One of the tracksuited figures laughed. The other had reached into his pocket and drawn something out. Something that shone black under the streetlights.
A gun.
“Oh, man,” Simon said. “You really, really don’t want to do that. I’m not kidding.” He took a step back, up one of the stairs. Maybe if he got enough height, he could actually jump over them, or past them. Anything but let them attack him. He didn’t think he could face what that meant. Not again.
The man with the gun raised it. There was a click as he pulled the hammer back.
Simon bit his lip. In his panic his fangs had come out. Pain shot through him as they sank into his skin. “
Don’t—
”
A dark object fell from the sky. At first Simon thought something had merely tumbled from one of the upper windows—an air conditioner ripping loose, or someone too lazy to drag their trash downstairs. But the falling thing, he saw, was a person—falling with direction, purpose, and grace. The person landed on the mugger, knocking him flat. The gun skittered out of his hand, and he screamed, a thin, high sound.
The second mugger bent and seized the gun. Before Simon could react, the guy had raised it and pulled the trigger. A spark of flame appeared at the gun’s muzzle.
And the gun blew apart. It blew apart, and the mugger blew apart along with it, too fast to even scream. He had intended a quick death for Simon, and an even quicker death was what he got in return. He shattered apart like glass, like the outward-flying colors in a kaleidoscope. There was a soft explosion—the sound of displaced air—and then nothing but a soft drizzle of salt, falling onto the pavement like solidified rain.
Simon’s vision blurred, and he sank down onto the steps. He was aware of a loud humming in his ears, and then someone grabbed him roughly by the wrists and shook him, hard. “Simon. Simon!”
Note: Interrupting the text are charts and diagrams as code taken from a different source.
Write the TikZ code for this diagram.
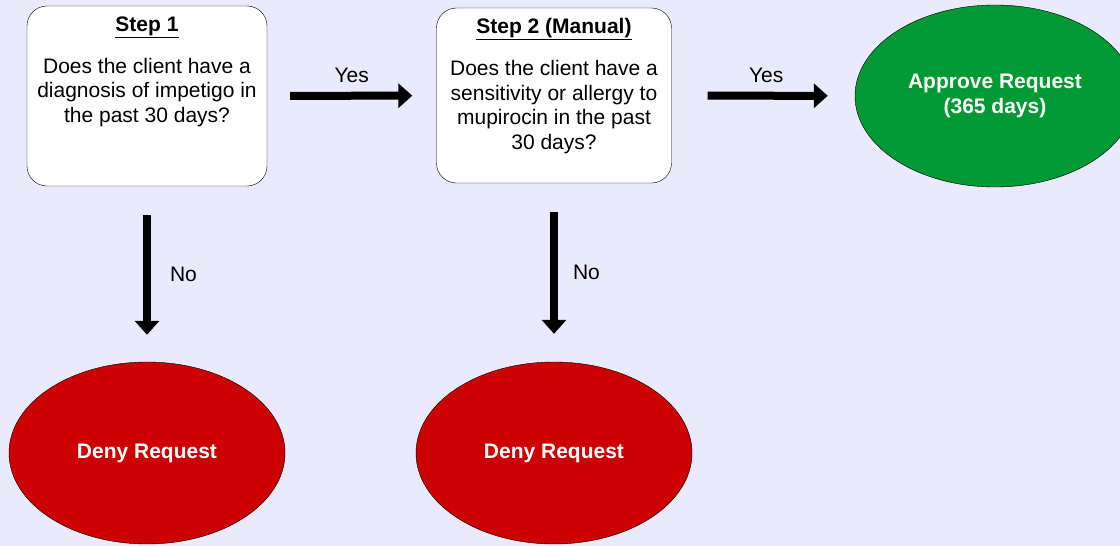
\documentclass[tikz,border=0pt]{standalone}
\usepackage{fontspec}
\setmainfont{Liberation Sans}
\usepackage{tikz}
\usetikzlibrary{positioning, shapes.geometric, arrows.meta}
\definecolor{bgblue}{RGB}{234,234,252}
\definecolor{approvegreen}{RGB}{0,153,51}
\definecolor{denyred}{RGB}{204,0,0}

\begin{document}
\begin{tikzpicture}[x=1pt, y=-1pt, font=\fontsize{21}{24.5}\selectfont, question/.style={rectangle, draw=black, fill=white, thin, rounded corners=20pt, inner sep=0pt}, asktext/.style={align=center, inner sep=0pt}, approve/.style={ellipse, draw=black, fill=approvegreen, text=white, font=\fontsize{21}{24.5}\selectfont\bfseries, align=center, inner sep=0pt, minimum width=280pt, minimum height=182pt}, deny/.style={ellipse, draw=black, fill=denyred, text=white, font=\fontsize{21}{24.5}\selectfont\bfseries, inner sep=0pt, minimum width=276pt, minimum height=182pt}, flow/.style={line width=8pt, -{Triangle[length=14pt, width=24pt]}}, answer/.style={inner sep=0pt}]

    \useasboundingbox (0,0) rectangle (1120,546);
    \fill[bgblue] (0,0) rectangle (1120,546);

    % Nodes
    \node[question, minimum width=240pt, minimum height=180pt] (step1)   at (147,96)     {};
    \node[question, minimum width=235pt, minimum height=175pt] (step2)   at (554,95.5)   {};
    \node[approve]  (approve)   at (995,96)     {Approve Request\\(365 days)};
    \node[deny]     (deny1)     at (147,453)    {Deny Request};
    \node[deny]     (deny2)     at (554,453)    {Deny Request};

    \node[asktext]  (ask1)  [below=10.5pt of step1.north]  {\textbf{\underline{Step 1}}\\[17.5pt]Does the client have a\\diagnosis of impetigo in\\the past 30 days?};
    \node[asktext]  (ask2)  [below=10.5pt of step2.north]  {\textbf{\underline{Step 2 (Manual)}}\\[17.5pt]Does the client have a\\sensitivity or allergy to\\mupirocin in the past\\30 days?};

    % Lines ---------------
    \draw[flow, shorten <=23pt, shorten >=24pt] (step1) -- node[answer, above=9pt] (yes1) {Yes} (step2);
    \draw[flow, shorten <=36pt, shorten >=27pt] (step2) -- node[answer, above=9pt, xshift=3pt] (yes2) {Yes} (approve);
    \draw[flow, shorten <=29pt, shorten >=27pt] (step1) -- node[answer, right=19pt] (no1) {No} (deny1);
    \draw[flow, shorten <=29pt, shorten >=28pt] (step2) -- node[answer, right=15pt] (no2) {No} (deny2);

\end{tikzpicture}
\end{document}
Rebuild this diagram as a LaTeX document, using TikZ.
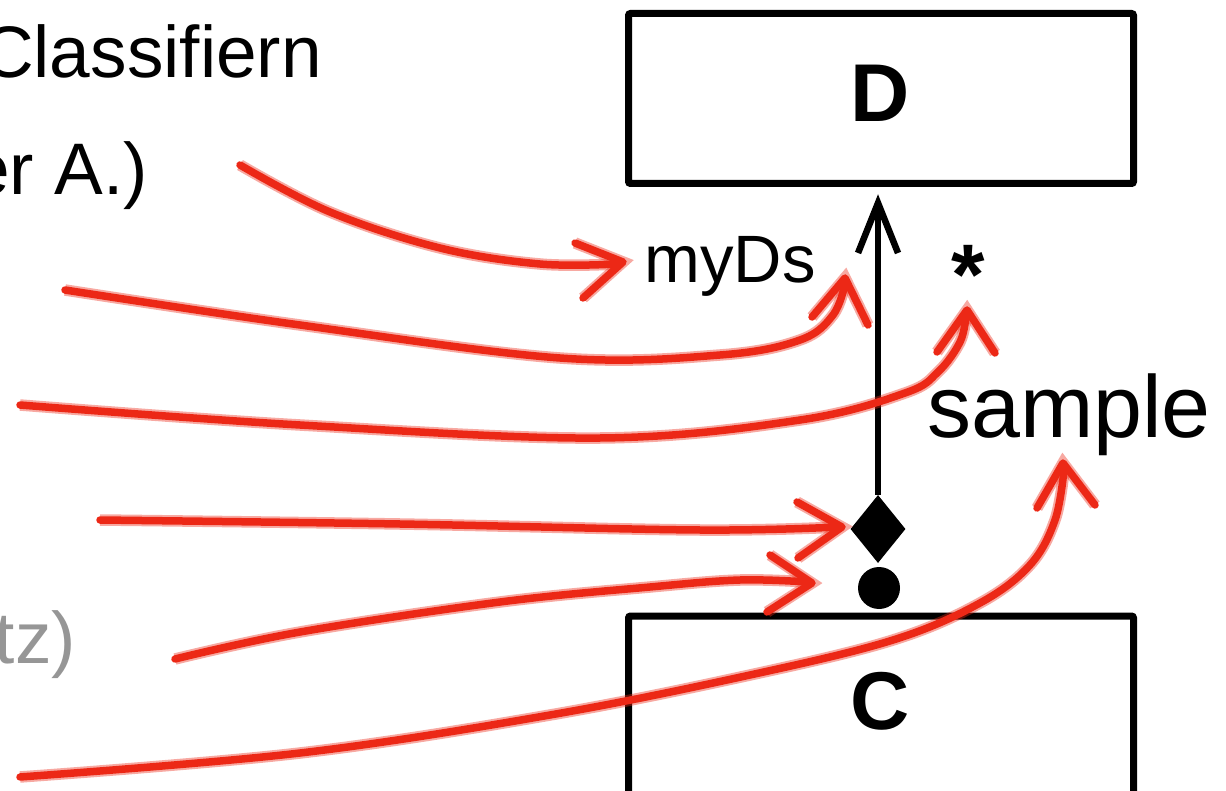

He looked up. The person grabbing him and shaking him was Jace. The other boy wasn’t in gear, but was still wearing his jeans and the jacket he’d taken back from Clary. He was disheveled, his clothes and face streaked with dirt and soot. His hair was wet from the rain.
“What the hell was that?” Jace asked.
Simon looked up and down the street. It was still deserted. The asphalt shone, black and wet and empty. The second mugger was gone.
“You,”
he said, a little groggily. “You jumped the muggers—”
“Those weren’t muggers. They were following you since you got off the subway. Someone sent those guys.” Jace spoke with complete surety.
“The other one,” Simon said. “What happened to him?”
“He just vanished.” Jace snapped his fingers. “He saw what happened to his friend, and he was gone, like that. I don’t know what they were, exactly. Not demons, but not exactly human, either.”
“Yeah, I figured that part out, thanks.”
Jace looked at him more closely. “That—what happened to the mugger—that was you, wasn’t it? Your Mark, here.” He pointed at his forehead. “I saw it burn white before that guy just … dissolved.”